SSL, or Semi-Supervised Learning, can scale effectively with large datasets, particularly when labeled data is scarce and expensive to obtain. The core idea of SSL is to leverage a small amount of labeled data alongside a large amount of unlabeled data to improve learning outcomes. This approach allows models to learn from the structure and patterns inherent in the unlabeled data, which can be especially beneficial when working with vast datasets where labeling every instance is impractical.
One way SSL scales well is through the use of techniques like consistency regularization and self-training. For instance, in consistency regularization, a model is trained to produce similar predictions for augmented versions of the same input, even when the input is altered slightly. This helps the model generalize better and utilize the large quantity of unlabeled data effectively. An example of this is seen in models like Mean Teacher, which maintains a “teacher” and “student” model.
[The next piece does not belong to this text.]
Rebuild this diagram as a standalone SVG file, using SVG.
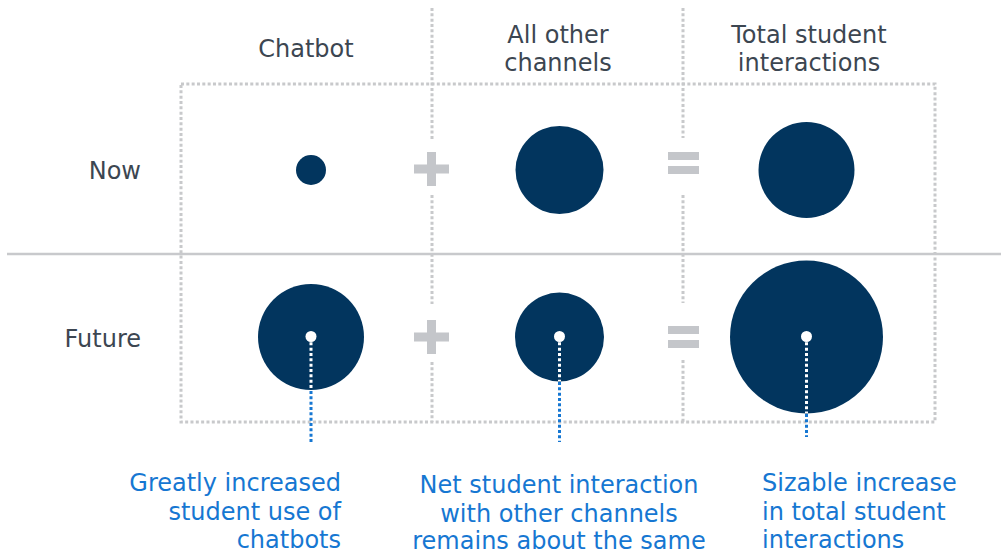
<svg xmlns="http://www.w3.org/2000/svg" width="1001" height="554" viewBox="0 0 1001 554">
<style>
.lbl{font-family:"DejaVu Sans",Verdana,sans-serif;font-size:24px;fill:#3c4651}
.note{font-family:"DejaVu Sans",Verdana,sans-serif;font-size:24px;fill:#1677d2}
.grid{stroke:#c8c9cb;stroke-width:3;stroke-dasharray:3 2.33;fill:none}
.ball{fill:#02355e}
.sym{fill:#c4c6ca}
.dot{fill:#ffffff}
.lw{stroke:#ffffff;stroke-width:3;stroke-dasharray:3 2.33}
.lb{stroke:#1677d2;stroke-width:3;stroke-dasharray:3 2.33}
</style>
<rect width="1001" height="554" fill="#ffffff"/>
<g id="grid">
<rect class="grid" x="181" y="84" width="754" height="338"/>
<path class="grid" d="M432 8V140M432 195V304M432 362V422M683 8V138M683 195V303M683 360V422"/>
<line x1="7" y1="254" x2="1001" y2="254" stroke="#c8c9cc" stroke-width="2.5"/>
</g>
<g id="headers">
<text class="lbl" x="306" y="57" text-anchor="middle">Chatbot</text>
<text class="lbl" x="558" y="43" text-anchor="middle">All other</text>
<text class="lbl" x="558" y="71" text-anchor="middle">channels</text>
<text class="lbl" x="809" y="43" text-anchor="middle">Total student</text>
<text class="lbl" x="809" y="71" text-anchor="middle">interactions</text>
<text class="lbl" x="141" y="179" text-anchor="end">Now</text>
<text class="lbl" x="141" y="347" text-anchor="end">Future</text>
</g>
<g id="operators">
<path class="sym" d="M414 164.5H449V173.5H414ZM427 152H436V186H427Z"/>
<path class="sym" d="M668 152H699V160H668ZM668 166H699V174H668Z"/>
<path class="sym" d="M414 332.5H449V341.5H414ZM427 320H436V354H427Z"/>
<path class="sym" d="M668 326H699V334H668ZM668 340H699V348H668Z"/>
</g>
<g id="now-chatbot"><circle class="ball" cx="311" cy="170" r="15"/></g>
<g id="now-other"><circle class="ball" cx="559.5" cy="170" r="44"/></g>
<g id="now-total"><circle class="ball" cx="806.5" cy="170" r="48"/></g>
<g id="future-chatbot"><circle class="ball" cx="311" cy="337" r="53"/></g>
<g id="future-other"><circle class="ball" cx="559.5" cy="337" r="44.5"/></g>
<g id="future-total"><circle class="ball" cx="806.5" cy="337" r="76.5"/></g>
<g id="connectors">
<line class="lw" x1="311" y1="337" x2="311" y2="390"/>
<line class="lb" x1="311" y1="391" x2="311" y2="442"/>
<line class="lw" x1="559.5" y1="337" x2="559.5" y2="381"/>
<line class="lb" x1="559.5" y1="382" x2="559.5" y2="442"/>
<line class="lw" x1="806.5" y1="337" x2="806.5" y2="413"/>
<line class="lb" x1="806.5" y1="414" x2="806.5" y2="437"/>
<circle class="dot" cx="311" cy="336.5" r="5.5"/>
<circle class="dot" cx="559.5" cy="336.5" r="5.5"/>
<circle class="dot" cx="806.5" cy="336.5" r="5.5"/>
</g>
<g id="note-chatbot">
<text class="note" x="341" y="491" text-anchor="end">Greatly increased</text>
<text class="note" x="341" y="520" text-anchor="end">student use of</text>
<text class="note" x="341" y="548" text-anchor="end">chatbots</text>
</g>
<g id="note-other">
<text class="note" x="559" y="493" text-anchor="middle">Net student interaction</text>
<text class="note" x="559" y="521.5" text-anchor="middle">with other channels</text>
<text class="note" x="559" y="549" text-anchor="middle">remains about the same</text>
</g>
<g id="note-total">
<text class="note" x="762" y="491">Sizable increase</text>
<text class="note" x="762" y="520">in total student</text>
<text class="note" x="762" y="548">interactions</text>
</g>
</svg>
The student model learns from the labeled data while also being encouraged to match the predictions of the teacher on unlabeled examples. This method allows the model to refine its learning based on a larger data space.
Furthermore, as datasets grow, computational resources can be a limitation. However, modern techniques such as distributed computing and GPU acceleration help overcome this barrier. Developers can use tools like TensorFlow or PyTorch to implement SSL strategies on large datasets efficiently. By combining smaller batches of labeled data with large quantities of unlabeled data and utilizing hardware acceleration, SSL can be run effectively, enabling faster model training and improved performance in real-world applications. This practicality makes SSL a valuable strategy for many developers facing large-scale data challenges.